>>>>>

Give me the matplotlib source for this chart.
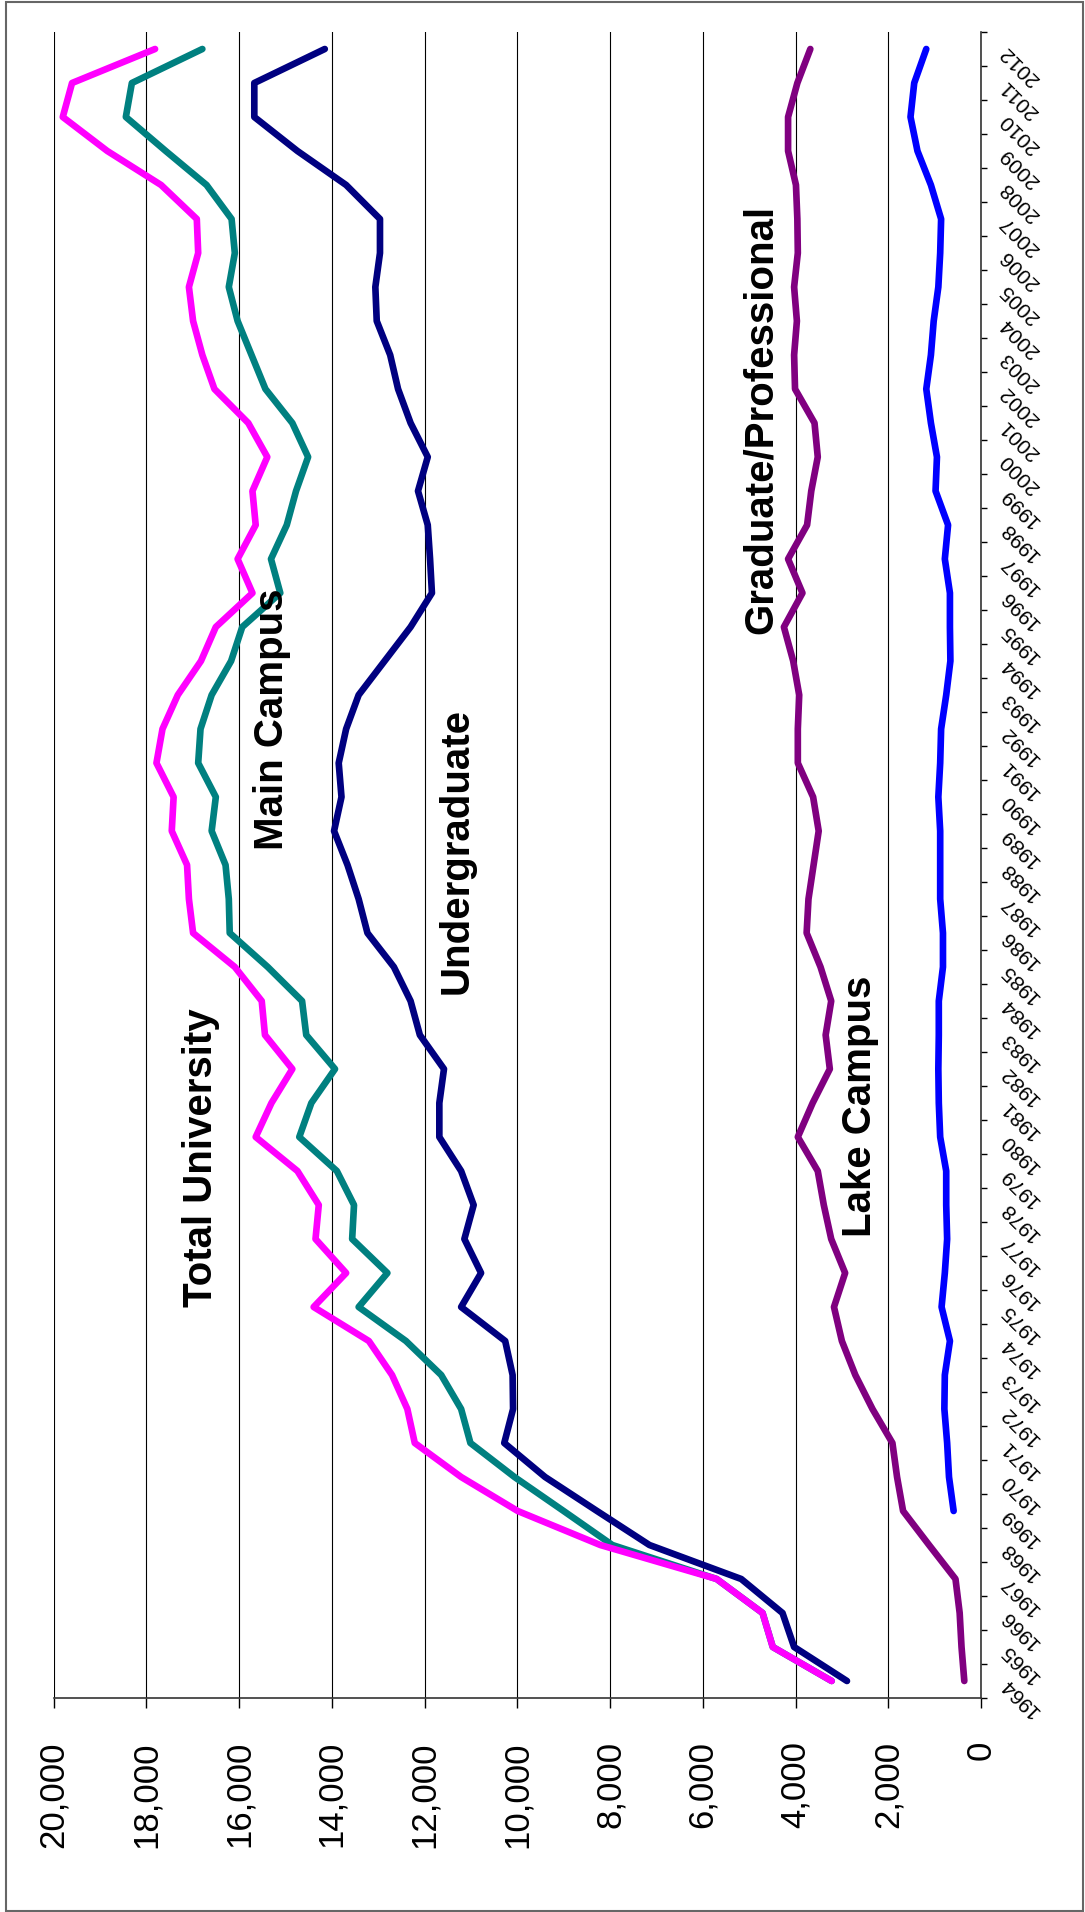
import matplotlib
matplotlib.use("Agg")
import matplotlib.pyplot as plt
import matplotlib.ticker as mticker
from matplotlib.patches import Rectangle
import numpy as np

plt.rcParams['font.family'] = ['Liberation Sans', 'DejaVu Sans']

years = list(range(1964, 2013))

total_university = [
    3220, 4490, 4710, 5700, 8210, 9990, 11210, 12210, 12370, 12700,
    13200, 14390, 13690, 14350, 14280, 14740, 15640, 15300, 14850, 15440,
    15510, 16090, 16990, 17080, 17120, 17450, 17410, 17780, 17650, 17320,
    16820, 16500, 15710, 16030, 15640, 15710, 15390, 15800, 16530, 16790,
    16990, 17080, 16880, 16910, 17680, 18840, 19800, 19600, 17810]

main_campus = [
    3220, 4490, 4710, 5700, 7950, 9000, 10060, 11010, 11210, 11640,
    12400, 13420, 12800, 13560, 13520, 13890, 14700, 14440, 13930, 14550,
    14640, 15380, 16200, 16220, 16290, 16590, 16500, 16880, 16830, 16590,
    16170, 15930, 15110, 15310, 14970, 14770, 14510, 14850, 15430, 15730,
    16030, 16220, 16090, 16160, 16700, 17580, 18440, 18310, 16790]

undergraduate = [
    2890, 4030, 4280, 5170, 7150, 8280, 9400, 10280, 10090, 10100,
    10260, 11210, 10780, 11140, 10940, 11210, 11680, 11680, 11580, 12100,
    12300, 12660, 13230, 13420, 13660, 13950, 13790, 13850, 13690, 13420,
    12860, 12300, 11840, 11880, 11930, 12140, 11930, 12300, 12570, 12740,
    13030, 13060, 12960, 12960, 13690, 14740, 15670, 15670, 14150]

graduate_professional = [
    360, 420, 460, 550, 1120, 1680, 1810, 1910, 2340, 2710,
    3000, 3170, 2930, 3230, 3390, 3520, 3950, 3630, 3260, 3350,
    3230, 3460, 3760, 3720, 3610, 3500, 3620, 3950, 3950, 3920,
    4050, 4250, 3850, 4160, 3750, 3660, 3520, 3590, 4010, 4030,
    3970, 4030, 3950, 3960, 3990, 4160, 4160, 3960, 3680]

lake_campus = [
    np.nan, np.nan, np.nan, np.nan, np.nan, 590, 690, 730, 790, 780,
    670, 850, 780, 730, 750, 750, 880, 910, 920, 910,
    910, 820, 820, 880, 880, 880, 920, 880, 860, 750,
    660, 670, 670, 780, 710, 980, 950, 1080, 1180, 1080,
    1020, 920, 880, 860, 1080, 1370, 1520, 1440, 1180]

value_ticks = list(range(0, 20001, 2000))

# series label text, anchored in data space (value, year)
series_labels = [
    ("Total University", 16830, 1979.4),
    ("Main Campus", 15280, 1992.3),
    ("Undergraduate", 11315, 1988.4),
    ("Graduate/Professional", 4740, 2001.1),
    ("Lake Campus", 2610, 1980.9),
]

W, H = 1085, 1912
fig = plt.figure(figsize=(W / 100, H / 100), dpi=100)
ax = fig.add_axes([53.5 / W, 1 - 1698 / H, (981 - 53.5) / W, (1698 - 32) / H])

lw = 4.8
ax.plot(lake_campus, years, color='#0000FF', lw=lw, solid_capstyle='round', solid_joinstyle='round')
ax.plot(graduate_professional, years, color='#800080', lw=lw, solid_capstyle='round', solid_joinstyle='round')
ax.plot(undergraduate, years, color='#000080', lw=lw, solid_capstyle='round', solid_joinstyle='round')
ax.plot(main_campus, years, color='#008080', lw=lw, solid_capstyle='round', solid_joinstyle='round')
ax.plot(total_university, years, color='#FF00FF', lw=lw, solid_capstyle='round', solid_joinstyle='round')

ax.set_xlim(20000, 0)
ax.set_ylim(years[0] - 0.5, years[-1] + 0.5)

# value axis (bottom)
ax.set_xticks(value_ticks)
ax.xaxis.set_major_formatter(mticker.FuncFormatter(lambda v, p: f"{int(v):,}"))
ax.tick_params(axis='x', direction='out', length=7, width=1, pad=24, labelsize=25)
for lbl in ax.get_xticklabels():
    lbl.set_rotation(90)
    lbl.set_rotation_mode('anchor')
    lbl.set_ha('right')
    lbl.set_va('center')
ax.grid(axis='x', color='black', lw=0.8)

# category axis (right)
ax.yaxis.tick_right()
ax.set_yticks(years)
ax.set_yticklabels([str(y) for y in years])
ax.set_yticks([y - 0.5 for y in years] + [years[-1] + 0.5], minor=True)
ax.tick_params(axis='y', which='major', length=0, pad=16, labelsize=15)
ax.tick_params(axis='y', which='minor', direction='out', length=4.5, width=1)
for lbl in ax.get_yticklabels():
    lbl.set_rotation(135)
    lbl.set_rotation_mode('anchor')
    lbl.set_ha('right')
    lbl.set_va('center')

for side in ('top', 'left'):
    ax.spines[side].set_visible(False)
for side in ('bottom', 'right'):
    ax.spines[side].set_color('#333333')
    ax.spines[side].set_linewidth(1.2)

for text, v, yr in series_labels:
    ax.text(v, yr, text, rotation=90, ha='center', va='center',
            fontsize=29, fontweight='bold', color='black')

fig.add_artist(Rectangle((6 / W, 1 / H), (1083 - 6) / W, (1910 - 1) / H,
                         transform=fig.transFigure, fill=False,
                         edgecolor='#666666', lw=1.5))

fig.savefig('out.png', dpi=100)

<<<<<

## What you have to do
Restate the data word for word from its first line through the line with "years = list(range(1964, 2013))", leaving out any picture along the way.

## Solution to this task
Give me the matplotlib source for this chart.
import matplotlib
matplotlib.use("Agg")
import matplotlib.pyplot as plt
import matplotlib.ticker as mticker
from matplotlib.patches import Rectangle
import numpy as np

plt.rcParams['font.family'] = ['Liberation Sans', 'DejaVu Sans']

years = list(range(1964, 2013))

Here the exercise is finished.